Pasa con un libro, una película, una función grabada, una música, pasa con tantas cosas: el pasado no deja de moverse. Pero cómo pudo gustarme eso, te dices. El repentino golpe de tristeza, el fastidio de volver a algo que te enamoró hace mucho tiempo, cuarenta años atrás, y descubrir, ay, que no, que ya no monta.

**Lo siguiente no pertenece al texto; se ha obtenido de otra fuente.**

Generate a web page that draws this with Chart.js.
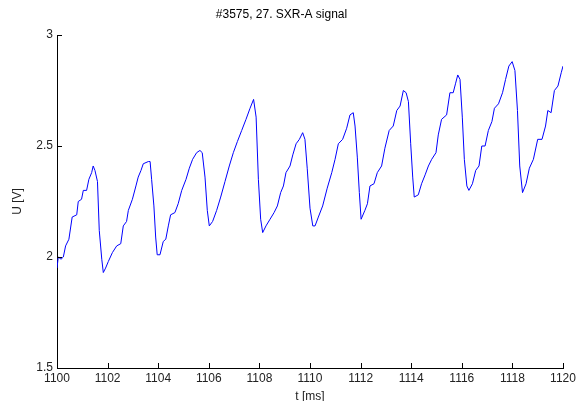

Siguen tensos los mimbres, el turbión de grandes ideas, la libertad imaginativa, la gozosa mezcla de tonos y géneros, pero el ritmo se cae, hay pasajes pomposos, redundantes, y la cosa tiene ahora el aire de un sueño mal soñado, y quizás esa cualidad onírica sea la que debió cebar unos cuantos anzuelos, porque extrañamente te vuelven escenas, estribillos intactos y frases completas antes de que se formen en la página o los actores las pronuncien.

Seguro que fuiste lejos para ver aquella obra o aquella película y que ahorraste para comprar aquel libro, pero de repente no sabes dónde ni cuándo, no atrapas aquel momento que creíste supremo, no recuerdas a qué iba unido, y eso incrementa la sensación de irrealidad.

Muta también el puñetero sentimiento, la pérdida va más allá de la tristeza y se convierte en una pequeña culpa, una forma de traición: tienes una mirada crítica más afinada, pero las gafas de la experiencia te han despellejado aquel placer ingenuo, los colores de aquella fulguración. Claro que te sirve todo lo aprendido en esos años, aunque cualquier enseñanza tiene su precio: volver atrás ha sido un asunto personal, como releer uno de tus primeros textos y comprobar que se cae a cachos.

O como tomar un café con aquel compañero de juventud y descubrir de golpe que lo que más te gustaba de él te parecen manías irritantes, pequeñas imposturas, y que ya tenéis poco que deciros. Pero no te atrevas a renegar de eso, porque fue cierta aquella fraternidad de jabatos y aquel entusiasmo: habrías ido al quinto pino por él como por aquel libro, aquella función, aquella película, una mano hubiera dado por todos. Y cuando dices un compañero ya sabes que estás diciendo un espejo, una parte antigua y lejana de ti mismo: así eras entonces. Y así sigues siendo, y yendo al quinto pino, con gafas a veces claras y a veces borrosas.

¿Mejor no volver a bañarte de nuevo en el mismo río, como sentencia el abuelo? Tampoco hay que exagerar: eso eliminaría también los reencuentros espléndidos, las viejas amistades que de pronto vuelven a relumbrar, los libros, funciones, películas de hace cuarenta años que siguen sin una arruga, con la risa intacta y la lágrima fresca, como sigue bailando aquella bendita música al compás de la madrugada. Está bien, piensas, está bien que el pasado no deje de danzar.